RAW DATA>

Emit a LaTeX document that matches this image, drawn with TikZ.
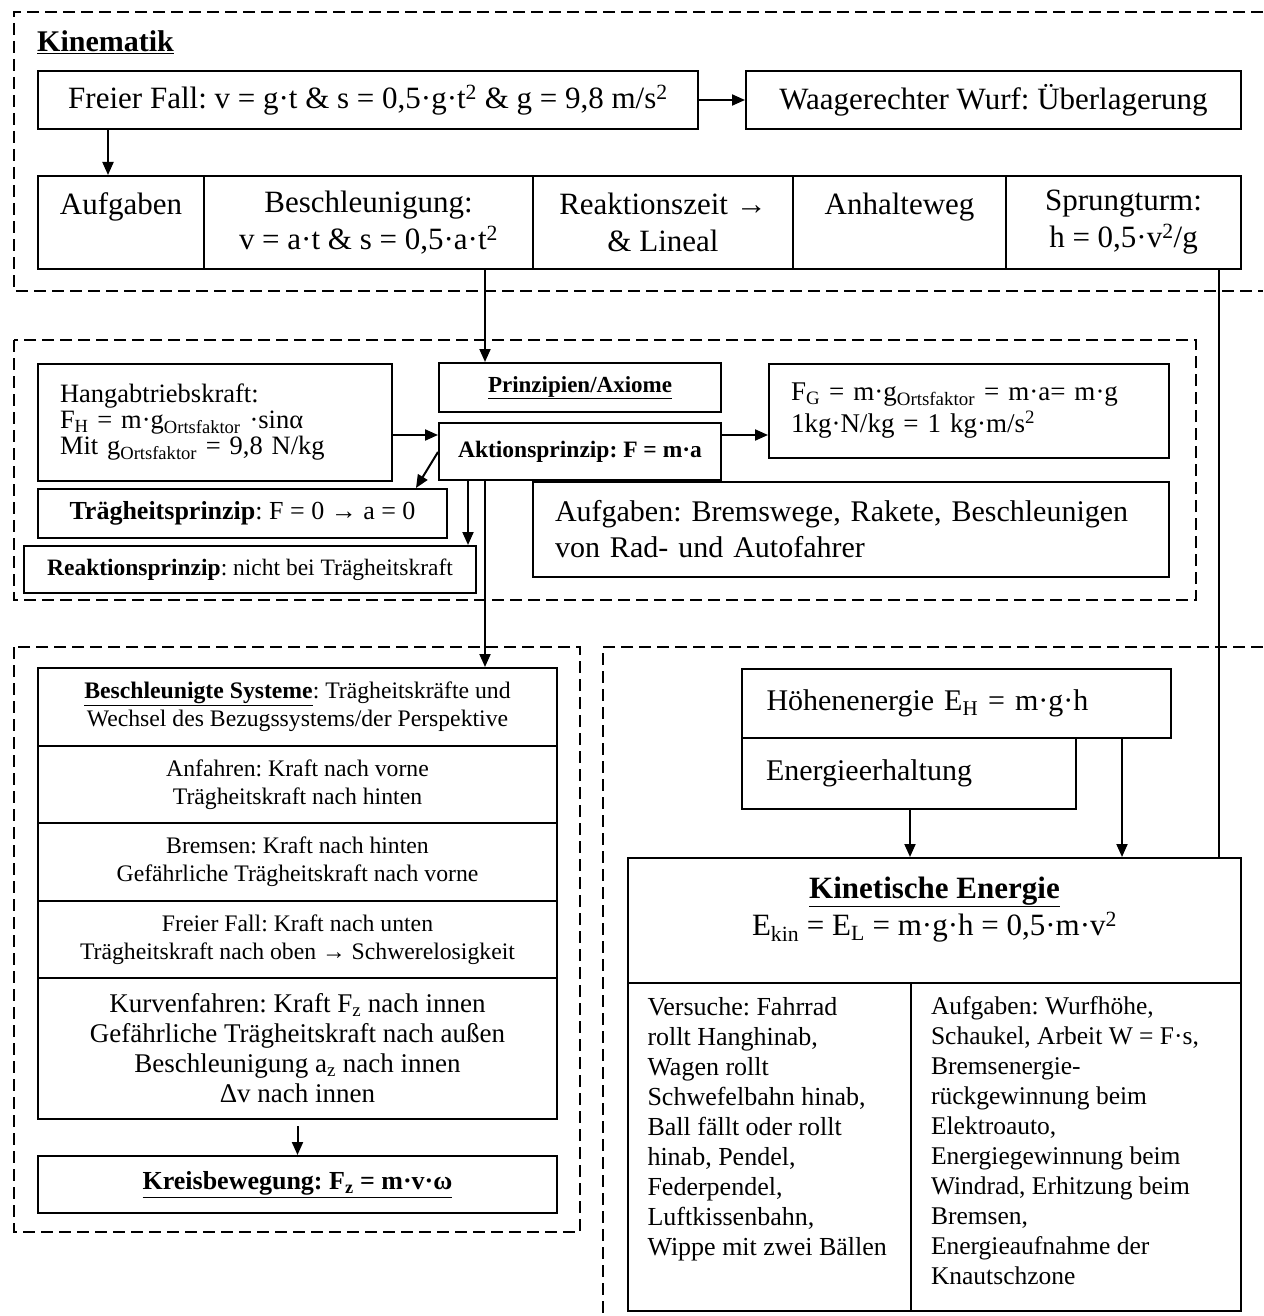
\documentclass[tikz,border=0pt]{standalone}
\usepackage{fontspec}
\setmainfont{Liberation Serif}
\usetikzlibrary{arrows.meta}
\frenchspacing

\tikzset{
  box/.style={draw, line width=2pt, inner sep=0pt, anchor=north west, align=center},
  frame/.style={draw, line width=1.8pt, dash pattern=on 12pt off 6pt},
  arr/.style={-{Triangle[length=13pt,width=11pt]}, line width=2pt},
  link/.style={line width=2pt},
  bigtext/.style={font=\fontsize{31}{37}\selectfont},
  midtext/.style={font=\fontsize{27}{32}\selectfont},
  smalltext/.style={font=\fontsize{23.7}{28}\selectfont},
}

\begin{document}
\begin{tikzpicture}[x=1pt,y=-1pt]
  \useasboundingbox (0,0) rectangle (1263,1316);

  % dashed frames
  \draw[frame] (1263,12) -- (14,12) -- (14,291) -- (1263,291);
  \draw[frame] (14,340) rectangle (1196,600);
  \draw[frame] (14,647) rectangle (580,1232);
  \draw[frame] (1263,647) -- (603,647) -- (603,1316);

  % Kinematik
  \node[anchor=south west, inner sep=0pt, font=\fontsize{30}{34}\selectfont\bfseries] (kin) at (37,54) {\underline{Kinematik}};
  \node[box, bigtext, minimum width=660pt, minimum height=58pt] (fall) at (37,70)
    {Freier Fall: v = g·t \& s = 0,5·g·t\textsuperscript{2} \& g = 9,8 m/s\textsuperscript{2}};
  \node[box, bigtext, minimum width=495pt, minimum height=58pt] (wurf) at (745,70)
    {Waagerechter Wurf: Überlagerung};

  \begin{scope}[every node/.style={box, bigtext, minimum height=93pt}]
    \node[minimum width=166pt] (aufg) at (37,175) {Aufgaben\\ \mbox{}};
    \node[minimum width=329pt] (beschl) at (203,175) {Beschleunigung:\\ v = a·t \& s = 0,5·a·t\textsuperscript{2}};
    \node[minimum width=260pt] (reakz) at (532,175) {Reaktionszeit →\\ \& Lineal};
    \node[minimum width=213pt] (anhalt) at (792,175) {Anhalteweg\\ \mbox{}};
    \node[minimum width=235pt] (sprung) at (1005,175) {Sprungturm:\\ h = 0,5·v\textsuperscript{2}/g};
  \end{scope}

  % Prinzipien
  \node[box, minimum width=282pt, minimum height=49pt, font=\fontsize{23}{27}\selectfont\bfseries] (prinz) at (438,362)
    {\underline{Prinzipien/Axiome}};
  \node[box, minimum width=282pt, minimum height=57pt, font=\fontsize{23.5}{27}\selectfont\bfseries] (aktion) at (438,422)
    {Aktionsprinzip: F = m·a};
  \node[box, font=\fontsize{26.5}{26}\selectfont, minimum width=354pt, minimum height=117pt, text width=310pt, align=left] (hang) at (37,363)
    {Hangabtriebskraft:\\ F\textsubscript{H} = m·g\textsubscript{Ortsfaktor} ·sinα\\ Mit g\textsubscript{Ortsfaktor} = 9,8 N/kg};
  \node[box, midtext, minimum width=400pt, minimum height=94pt, text width=356pt, align=left] (fg) at (768,363)
    {F\textsubscript{G} = m·g\textsubscript{Ortsfaktor} = m·a= m·g\\ 1kg·N/kg = 1 kg·m/s\textsuperscript{2}};
  \node[box, font=\fontsize{30}{36}\selectfont, minimum width=636pt, minimum height=95pt, text width=592pt, align=left] (aufgkr) at (532,481)
    {Aufgaben: Bremswege, Rakete, Beschleunigen\\ von Rad- und Autofahrer};
  \node[box, font=\fontsize{26}{30}\selectfont, minimum width=409pt, minimum height=49pt] (traeg) at (37,488)
    {\textbf{Trägheitsprinzip}: F = 0 → a = 0};
  \node[box, font=\fontsize{23.5}{27}\selectfont, minimum width=452pt, minimum height=47pt] (reakt) at (23,545)
    {\textbf{Reaktionsprinzip}: nicht bei Trägheitskraft};

  % beschleunigte Systeme
  \begin{scope}[every node/.style={box, smalltext, minimum width=519pt}]
    \node[minimum height=78pt] (sys) at (37,667) {\underline{\textbf{Beschleunigte Systeme}}: Trägheitskräfte und\\ Wechsel des Bezugssystems/der Perspektive};
    \node[minimum height=77pt] (anf) at (37,745) {Anfahren: Kraft nach vorne\\ Trägheitskraft nach hinten};
    \node[minimum height=78pt] (brems) at (37,822) {Bremsen: Kraft nach hinten\\ Gefährliche Trägheitskraft nach vorne};
    \node[minimum height=77pt] (frei) at (37,900) {Freier Fall: Kraft nach unten\\ Trägheitskraft nach oben → Schwerelosigkeit};
    \node[minimum height=141pt, font=\fontsize{27}{30}\selectfont] (kurve) at (37,977) {Kurvenfahren: Kraft F\textsubscript{z} nach innen\\ Gefährliche Trägheitskraft nach außen\\ Beschleunigung a\textsubscript{z} nach innen\\ Δv nach innen};
    \node[minimum height=57pt, font=\fontsize{26}{30}\selectfont\bfseries] (kreis) at (37,1155) {\underline{Kreisbewegung: F\textsubscript{z} = m·v·ω}};
  \end{scope}

  % Energie
  \node[box, font=\fontsize{30}{36}\selectfont, minimum width=429pt, minimum height=69pt, text width=380pt, align=left] (hoehe) at (741,668)
    {Höhenenergie E\textsubscript{H} = m·g·h};
  \node[box, font=\fontsize{30}{36}\selectfont, minimum width=334pt, minimum height=71pt, text width=286pt, align=left] (erhalt) at (741,737)
    {Energieerhaltung};
  \node[box, bigtext, minimum width=613pt, minimum height=125pt] (keh) at (627,857)
    {\textbf{\underline{Kinetische Energie}}\\ E\textsubscript{kin} = E\textsubscript{L} = m·g·h = 0,5·m·v\textsuperscript{2}\\[-8pt] \mbox{}};
  \node[box, minimum width=283pt, minimum height=328pt] (vers) at (627,982)
    {\begin{minipage}[t][300pt][t]{244pt}\fontsize{26}{30}\selectfont\raggedright
      Versuche: Fahrrad\\ rollt Hanghinab,\\ Wagen rollt\\ Schwefelbahn hinab,\\ Ball fällt oder rollt\\ hinab, Pendel,\\ Federpendel,\\ Luftkissenbahn,\\ Wippe mit zwei Bällen
    \end{minipage}};
  \node[box, minimum width=330pt, minimum height=328pt] (aufgen) at (910,982)
    {\begin{minipage}[t][300pt][t]{290pt}\fontsize{25.5}{30}\selectfont\raggedright
      Aufgaben: Wurfhöhe,\\ Schaukel, Arbeit W = F·s,\\ Bremsenergie-\\ rückgewinnung beim\\ Elektroauto,\\ Energiegewinnung beim\\ Windrad, Erhitzung beim\\ Bremsen,\\ Energieaufnahme der\\ Knautschzone
    \end{minipage}};

  % connectors
  \draw[arr] ([xshift=71pt]fall.south west) -- ([xshift=71pt]aufg.north west);
  \draw[arr] (fall) -- (wurf);
  \coordinate (p1) at ([xshift=47pt]prinz.north west);
  \draw[arr] (p1 |- beschl.south) -- (p1);
  \coordinate (s1) at ([xshift=-23pt]sprung.south east);
  \draw[link] (s1) -- (s1 |- keh.north);

  \coordinate (ain) at ([yshift=-13pt]aktion.north west);
  \coordinate (aout) at ([yshift=-13pt]aktion.north east);
  \draw[arr] (ain -| hang.east) -- (ain);
  \draw[arr] (aout) -- (aout -| fg.west);
  \draw[arr] ([yshift=-30pt]aktion.north west) -- ([xshift=-32pt]traeg.north east);
  \coordinate (a1) at ([xshift=30pt]aktion.south west);
  \draw[arr] (a1) -- (a1 |- reakt.north);
  \coordinate (a2) at ([xshift=47pt]aktion.south west);
  \draw[arr] (a2) -- (a2 |- sys.north);

  \draw[arr] ([yshift=-6pt]kurve.south) -- (kreis.north);

  \coordinate (e1) at ([xshift=169pt]erhalt.south west);
  \draw[arr] (e1) -- (e1 |- keh.north);
  \coordinate (e2) at ([xshift=-50pt]hoehe.south east);
  \draw[arr] (e2) -- (e2 |- keh.north);
\end{tikzpicture}
\end{document}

BRIEF>
Up to and including the line containing "(603,647) -- (603,1316);", repeat every line from the start of the data, but none of the pictures.

EXERCISE OUTPUT>
Emit a LaTeX document that matches this image, drawn with TikZ.
\documentclass[tikz,border=0pt]{standalone}
\usepackage{fontspec}
\setmainfont{Liberation Serif}
\usetikzlibrary{arrows.meta}
\frenchspacing

\tikzset{
  box/.style={draw, line width=2pt, inner sep=0pt, anchor=north west, align=center},
  frame/.style={draw, line width=1.8pt, dash pattern=on 12pt off 6pt},
  arr/.style={-{Triangle[length=13pt,width=11pt]}, line width=2pt},
  link/.style={line width=2pt},
  bigtext/.style={font=\fontsize{31}{37}\selectfont},
  midtext/.style={font=\fontsize{27}{32}\selectfont},
  smalltext/.style={font=\fontsize{23.7}{28}\selectfont},
}

\begin{document}
\begin{tikzpicture}[x=1pt,y=-1pt]
  \useasboundingbox (0,0) rectangle (1263,1316);

  % dashed frames
  \draw[frame] (1263,12) -- (14,12) -- (14,291) -- (1263,291);
  \draw[frame] (14,340) rectangle (1196,600);
  \draw[frame] (14,647) rectangle (580,1232);
  \draw[frame] (1263,647) -- (603,647) -- (603,1316);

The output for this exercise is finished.